Curated by Sebastien Delot, formerly director of France’s Lille Metropole Musee d’art moderne, d’art contemporain et d’art brut, the exhibition presents Adnan’s creative journey across all periods and mediums of her diverse career.
It not only unveils the profound connection Adnan shared with the Arab world, culture and language, but also highlights how she skilfully harnessed her creativity to seamlessly blend her Eastern and Western cultural influences.
The exhibition displays 41 of her works from the beginning of her artistic career in the late 1950s through to her final creations in 2021 before her death.
Some of these artworks were lent from institutions around the world such as the Sharjah Art Foundation, the Sfeir-Semler Gallery and the Sursock Museum, as well as private collectors.
The exhibition opens with a 25 sq. meter ceramic mural followed by a screening of “Motion,” which is a montage of several Super 8 films made by Adnan in Yosemite, New York and San Francisco in the 1980s.
Among the showcased works are her iconic hand-woven wool tapestries inspired by Persian rugs of her childhood and the Arab tradition of woven craft, where threads interlace to create vibrant stories suspended in time and to reflect the artist’s mastery in color as language. Also included is a wide array of oil and watercolor pieces.

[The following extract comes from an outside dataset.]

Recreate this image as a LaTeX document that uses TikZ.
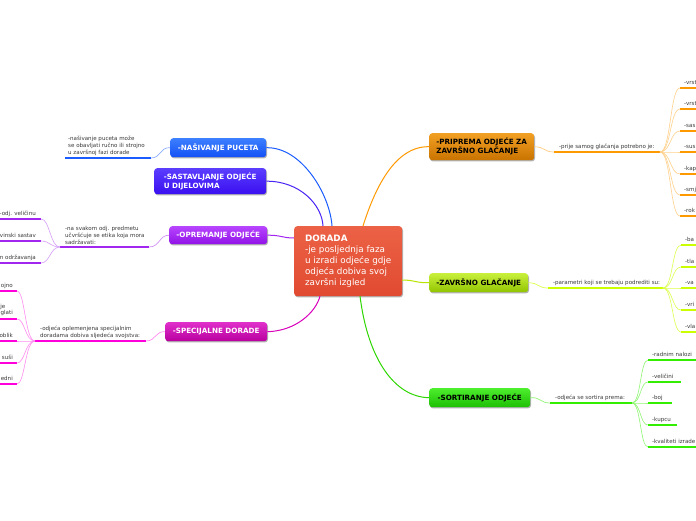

The head of museum at Ithra, Farah Abushullaih, said the exhibition “presents a wonderful opportunity to spotlight Etel Adnan, a key figure in global contemporary art, whose identity and work are deeply rooted in the Arab world and its rich heritage.
“As a versatile artist, Adnan seamlessly navigated between the realms of written and visual arts, with Arabic scripture acting as a bridge between the two, a motif that Adnan was particularly drawn to.”
Abushullaih added: “Through this exhibition, Ithra continues its commitment to introduce significant artists to Saudi audiences, shedding light on their impactful artistic contributions, further inspiring and invigorating the Kingdom’s creative landscape.”
Born in Lebanon in 1925 to a Greek mother and Syrian father, the poet is most famous for her 1977 novel “Sitt Marie Rose,” about the Lebanese civil war.
It won the France-Pays Arabes award and became a classic of war literature, so much so that it is taught in American classrooms.
Adnan’s most recent honor was in 2020. Her poetry collection “Time,” which is a selection of her work — translated from French by Sarah Riggs — won the Griffin Poetry Prize.